I have a basic question on the relation between counterfactual outcomes and treatment.

Notation: Let $$D$$ denote the treatment, taking value in $$\{0,1\}$$ where $$D=0$$ means untreated and $$D=1$$ means treated.

Let $$Y_0, Y_1$$ denote the counterfactual outcomes.

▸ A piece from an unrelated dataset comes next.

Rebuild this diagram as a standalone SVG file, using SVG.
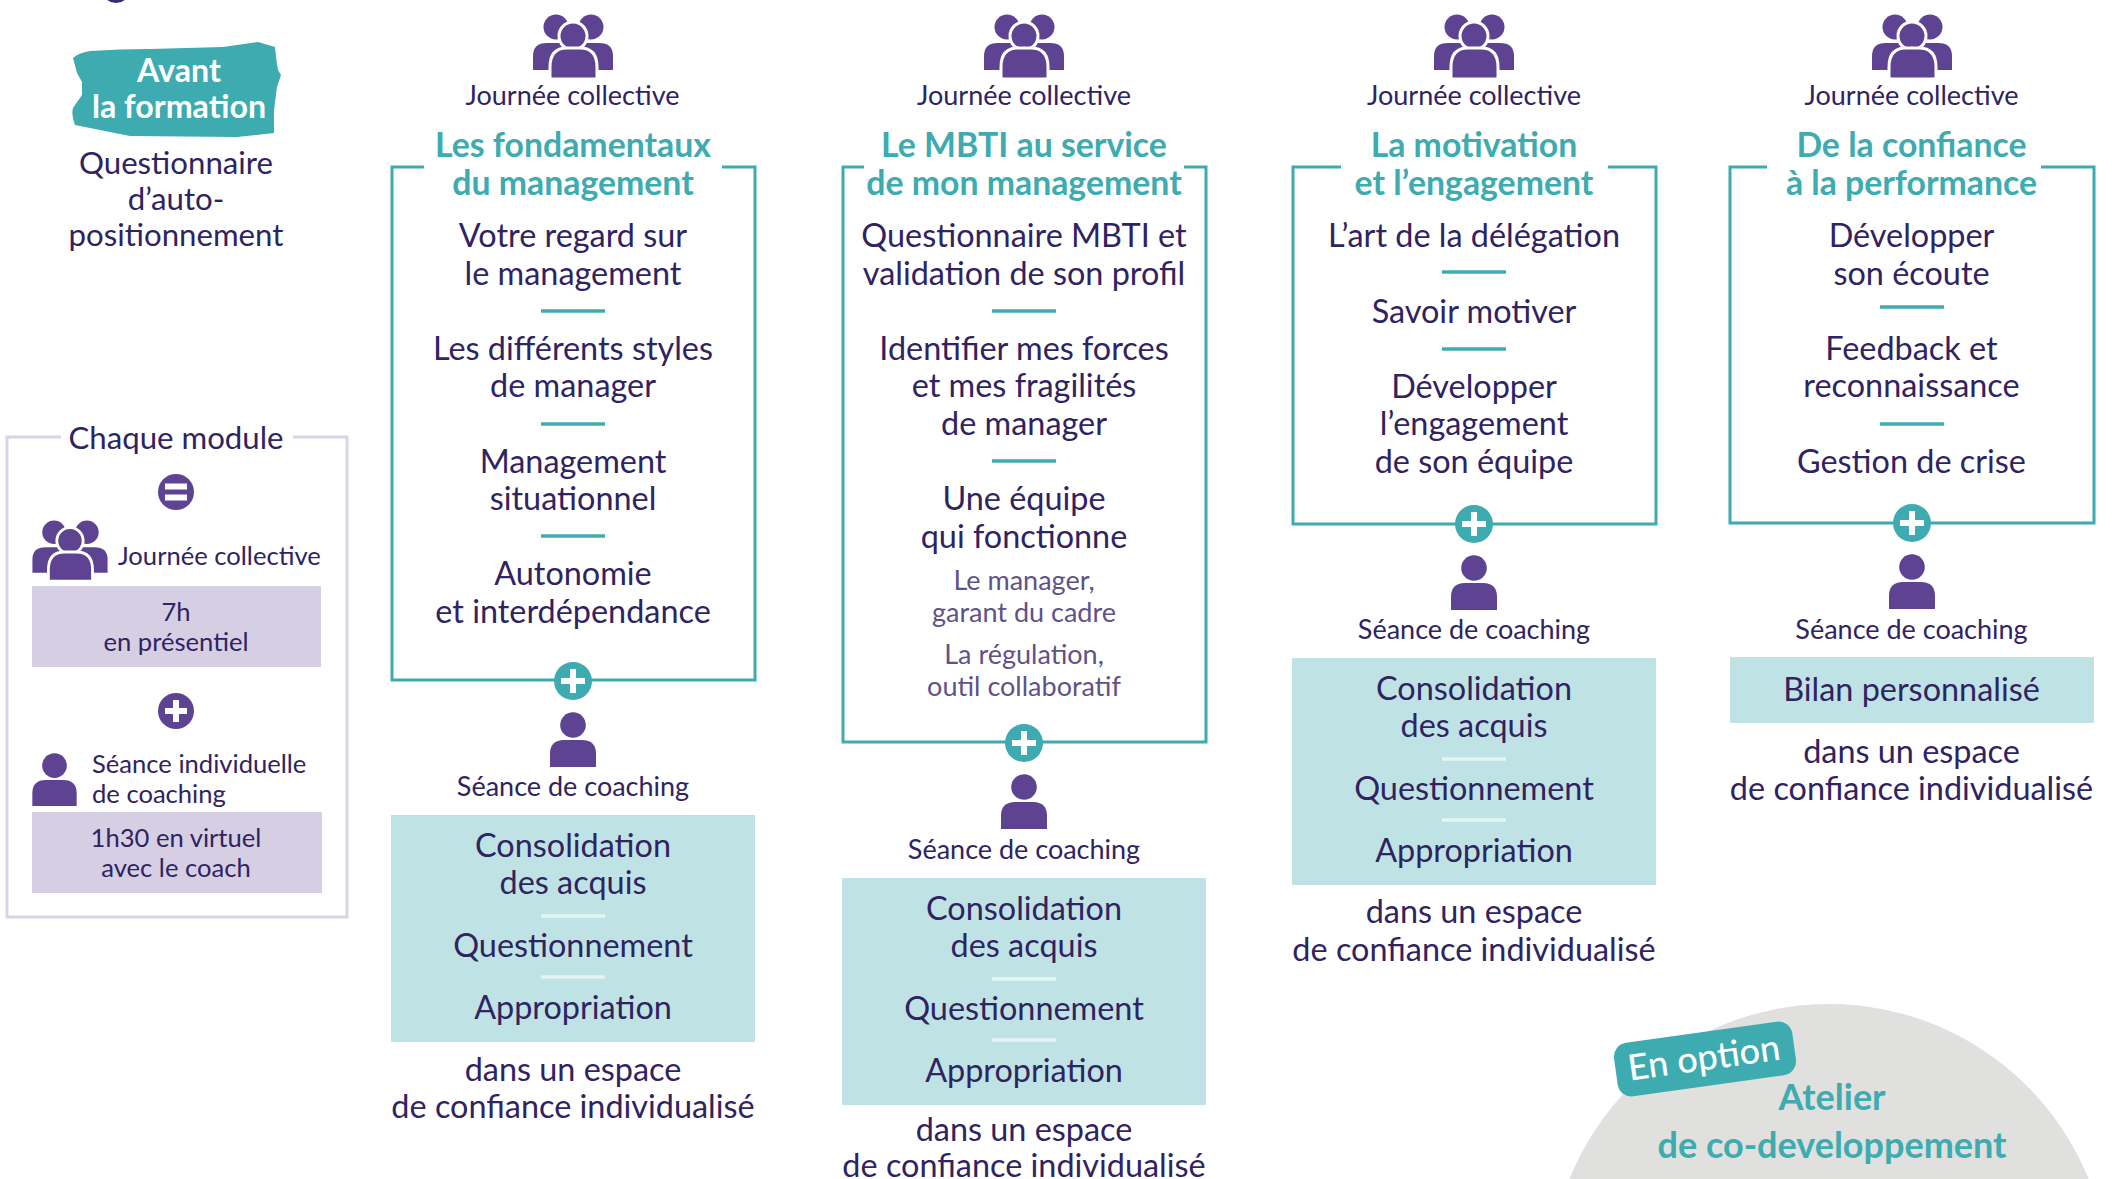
<svg xmlns="http://www.w3.org/2000/svg" width="2112" height="1179" viewBox="0 0 2112 1179">
<style>
text{font-family:"Lato","Noto Sans",sans-serif;text-anchor:middle;fill:#2f2361}
.q{font-size:31.200px}
.t{font-size:32.400px}
.h{font-size:33.800px;font-weight:700;fill:#3dabb0}
.j{font-size:27px}
.s{font-size:25.600px}
.l{font-size:27px;fill:#5f5288}
.w{fill:#fff;font-weight:700;font-size:32.200px}
.st{text-anchor:start}
.frame{fill:none;stroke:#3dabb0;stroke-width:3}
.mframe{fill:none;stroke:#d9d4e9;stroke-width:3}
.dash{stroke:#3dabb0;stroke-width:3.500}
.wdash{stroke:#e6f4f4;stroke-width:3.500}
.panel{fill:#bfe3e4}
.ppanel{fill:#d6cfe4}
.pb{stroke:#fff;stroke-width:6}
.big{font-size:36px}
</style>
<defs>
<symbol id="group" viewBox="0 0 80 66" overflow="visible">
<g fill="#5d4392">
<circle cx="23" cy="12" r="12.500"/><circle cx="58" cy="12" r="12.500"/>
<path d="M0 55V41Q0 28 14 28H66Q80 28 80 41V55Z"/>
<circle cx="40" cy="21" r="14" stroke="#fff" stroke-width="3"/>
<path d="M17 64V52Q17 33 34 33H47Q64 33 64 52V64Z" stroke="#fff" stroke-width="3"/>
</g>
</symbol>
<symbol id="person" viewBox="0 0 46 56" overflow="visible">
<g fill="#5d4392"><circle cx="23" cy="13" r="12.800"/><path d="M0 55V42Q0 28 14 28H32Q46 28 46 42V55Z"/></g>
</symbol>
<g id="plus"><circle r="19" fill="#3dabb0"/><path class="pb" d="M-12 0H12M0 -12V12"/></g>
<g id="pplus"><circle r="18" fill="#5d4392"/><path class="pb" d="M-11 0H11M0 -11V11"/></g>
</defs>
<rect width="2112" height="1179" fill="#fff"/>
<ellipse cx="116" cy="-8" rx="13" ry="11" fill="#3a2a6e"/>

<g id="avant">
<path d="M73 58Q78 53 90 51Q120 49 150 49L223 47L258 42L275 47Q276 60 278 70L281 75L277 87L274 110V133L237 137L130 136L90 128L75 125Q71 115 73 108L82 95V82L77 73Z" fill="#3dabb0"/>
<text class="w" x="179" y="82">Avant</text>
<text class="w" x="179" y="118">la formation</text>
</g>
<g id="questionnaire">
<text class="q" x="176" y="174">Questionnaire</text>
<text class="q" x="176" y="210">d’auto-</text>
<text class="q" x="176" y="246">positionnement</text>
</g>

<g id="chaque-module">
<path class="mframe" d="M61 437H7V917H347V437H293"/>
<text class="q" x="176" y="449">Chaque module</text>
<circle cx="176" cy="492" r="18" fill="#5d4392"/><path d="M165 486.500H187M165 497.500H187" stroke="#fff" stroke-width="6"/>
<use href="#group" x="32" y="521" width="76" height="62"/>
<text class="s st" x="118" y="565">Journée collective</text>
<rect class="ppanel" x="32" y="586" width="289" height="81"/>
<text class="s" x="176" y="621">7h</text>
<text class="s" x="176" y="651">en présentiel</text>
<use href="#pplus" x="176" y="711"/>
<use href="#person" x="32" y="753" width="45" height="54"/>
<text class="s st" x="92" y="773">Séance individuelle</text>
<text class="s st" x="92" y="803">de coaching</text>
<rect class="ppanel" x="32" y="812" width="290" height="81"/>
<text class="s" x="176" y="847">1h30 en virtuel</text>
<text class="s" x="176" y="877">avec le coach</text>
</g>

<g id="col1">
<use href="#group" x="533" y="15" width="80" height="66"/>
<text class="j" x="572.500" y="105">Journée collective</text>
<path class="frame" d="M424 167H392V680H755V167H722"/>
<text class="h" x="573" y="157">Les fondamentaux</text>
<text class="h" x="573" y="195">du management</text>
<text class="t" x="573" y="247">Votre regard sur</text>
<text class="t" x="573" y="285">le management</text>
<path class="dash" d="M541 311H605"/>
<text class="t" x="573" y="360">Les différents styles</text>
<text class="t" x="573" y="397">de manager</text>
<path class="dash" d="M541 424H605"/>
<text class="t" x="573" y="473">Management</text>
<text class="t" x="573" y="510">situationnel</text>
<path class="dash" d="M541 536H605"/>
<text class="t" x="573" y="585">Autonomie</text>
<text class="t" x="573" y="623">et interdépendance</text>
<use href="#plus" x="573" y="681"/>
<use href="#person" x="550" y="712" width="46" height="56"/>
<text class="j" x="573" y="796">Séance de coaching</text>
<rect class="panel" x="391" y="815" width="364" height="227"/>
<text class="t" x="573" y="857">Consolidation</text>
<text class="t" x="573" y="894">des acquis</text>
<path class="wdash" d="M541 916H605"/>
<text class="t" x="573" y="957">Questionnement</text>
<path class="wdash" d="M541 977H605"/>
<text class="t" x="573" y="1019">Appropriation</text>
<text class="t" x="573" y="1081">dans un espace</text>
<text class="t" x="573" y="1118">de confiance individualisé</text>
</g>

<g id="col2">
<use href="#group" x="984" y="15" width="80" height="66"/>
<text class="j" x="1024" y="105">Journée collective</text>
<path class="frame" d="M864 167H843V742H1206V167H1184"/>
<text class="h" x="1024" y="157">Le MBTI au service</text>
<text class="h" x="1024" y="195">de mon management</text>
<text class="t" x="1024" y="247">Questionnaire MBTI et</text>
<text class="t" x="1024" y="285">validation de son profil</text>
<path class="dash" d="M992 311H1056"/>
<text class="t" x="1024" y="360">Identifier mes forces</text>
<text class="t" x="1024" y="397">et mes fragilités</text>
<text class="t" x="1024" y="435">de manager</text>
<path class="dash" d="M992 461H1056"/>
<text class="t" x="1024" y="510">Une équipe</text>
<text class="t" x="1024" y="548">qui fonctionne</text>
<text class="l" x="1024" y="590">Le manager,</text>
<text class="l" x="1024" y="622">garant du cadre</text>
<text class="l" x="1024" y="664">La régulation,</text>
<text class="l" x="1024" y="696">outil collaboratif</text>
<use href="#plus" x="1024" y="743"/>
<use href="#person" x="1001" y="774" width="46" height="56"/>
<text class="j" x="1024" y="859">Séance de coaching</text>
<rect class="panel" x="842" y="878" width="364" height="227"/>
<text class="t" x="1024" y="920">Consolidation</text>
<text class="t" x="1024" y="957">des acquis</text>
<path class="wdash" d="M992 979H1056"/>
<text class="t" x="1024" y="1020">Questionnement</text>
<path class="wdash" d="M992 1040H1056"/>
<text class="t" x="1024" y="1082">Appropriation</text>
<text class="t" x="1024" y="1141">dans un espace</text>
<text class="t" x="1024" y="1177">de confiance individualisé</text>
</g>

<g id="col3">
<use href="#group" x="1434" y="15" width="80" height="66"/>
<text class="j" x="1474" y="105">Journée collective</text>
<path class="frame" d="M1341 167H1293V524H1656V167H1608"/>
<text class="h" x="1474" y="157">La motivation</text>
<text class="h" x="1474" y="195">et l’engagement</text>
<text class="t" x="1474" y="247">L’art de la délégation</text>
<path class="dash" d="M1442 272H1506"/>
<text class="t" x="1474" y="323">Savoir motiver</text>
<path class="dash" d="M1442 349H1506"/>
<text class="t" x="1474" y="398">Développer</text>
<text class="t" x="1474" y="435">l’engagement</text>
<text class="t" x="1474" y="473">de son équipe</text>
<use href="#plus" x="1474" y="524"/>
<use href="#person" x="1451" y="555" width="46" height="56"/>
<text class="j" x="1474" y="639">Séance de coaching</text>
<rect class="panel" x="1292" y="658" width="364" height="227"/>
<text class="t" x="1474" y="700">Consolidation</text>
<text class="t" x="1474" y="737">des acquis</text>
<path class="wdash" d="M1442 759H1506"/>
<text class="t" x="1474" y="800">Questionnement</text>
<path class="wdash" d="M1442 820H1506"/>
<text class="t" x="1474" y="862">Appropriation</text>
<text class="t" x="1474" y="923">dans un espace</text>
<text class="t" x="1474" y="961">de confiance individualisé</text>
</g>

<g id="col4">
<use href="#group" x="1872" y="15" width="80" height="66"/>
<text class="j" x="1911.500" y="105">Journée collective</text>
<path class="frame" d="M1767 167H1730V523H2094V167H2041"/>
<text class="h" x="1911.500" y="157">De la confiance</text>
<text class="h" x="1911.500" y="195">à la performance</text>
<text class="t" x="1911.500" y="247">Développer</text>
<text class="t" x="1911.500" y="285">son écoute</text>
<path class="dash" d="M1880 307H1944"/>
<text class="t" x="1911.500" y="360">Feedback et</text>
<text class="t" x="1911.500" y="397">reconnaissance</text>
<path class="dash" d="M1880 424H1944"/>
<text class="t" x="1911.500" y="473">Gestion de crise</text>
<use href="#plus" x="1912" y="523"/>
<use href="#person" x="1889" y="554" width="46" height="56"/>
<text class="j" x="1911.500" y="639">Séance de coaching</text>
<rect class="panel" x="1730" y="657" width="364" height="66"/>
<text class="t" x="1911.500" y="701">Bilan personnalisé</text>
<text class="t" x="1911.500" y="763">dans un espace</text>
<text class="t" x="1911.500" y="800">de confiance individualisé</text>
</g>

<g id="option">
<circle cx="1829" cy="1284" r="280" fill="#e0e0de"/>
<g transform="rotate(-8 1705 1059)">
<rect x="1615" y="1032" width="180" height="54" rx="14" fill="#3dabb0"/>
<text x="1704" y="1070" font-size="36" style="fill:#fff" font-weight="500">En option</text>
</g>
<text class="h big" x="1832" y="1110">Atelier</text>
<text class="h big" x="1832" y="1158">de co-developpement</text>
</g>
</svg>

Perfect randomisation assumption: $$(Y_0, Y_1) \perp D$$

Under this assumption we can show that ATE=ATT (average treatment effect = average treatment effect among treated). Indeed,

$$\text{ATT}\equiv E(Y_1-Y_0|D=1)=E(Y_1|D=1)-E(Y_0|D=1)=E(Y_1)-E(Y_0)\equiv \text{ATE}$$ where the last step comes from the fact that $$(Y_0, Y_1) \perp D$$ $$\Rightarrow$$ $$Y_1\perp D, Y_0\perp D$$

Question: it seems that to show ATE=ATT it is sufficient to have marginal independence (i.e., $$Y_1\perp D, Y_0\perp D$$) rather than joint independence (i.e., $$(Y_0, Y_1) \perp D$$). Is this correct?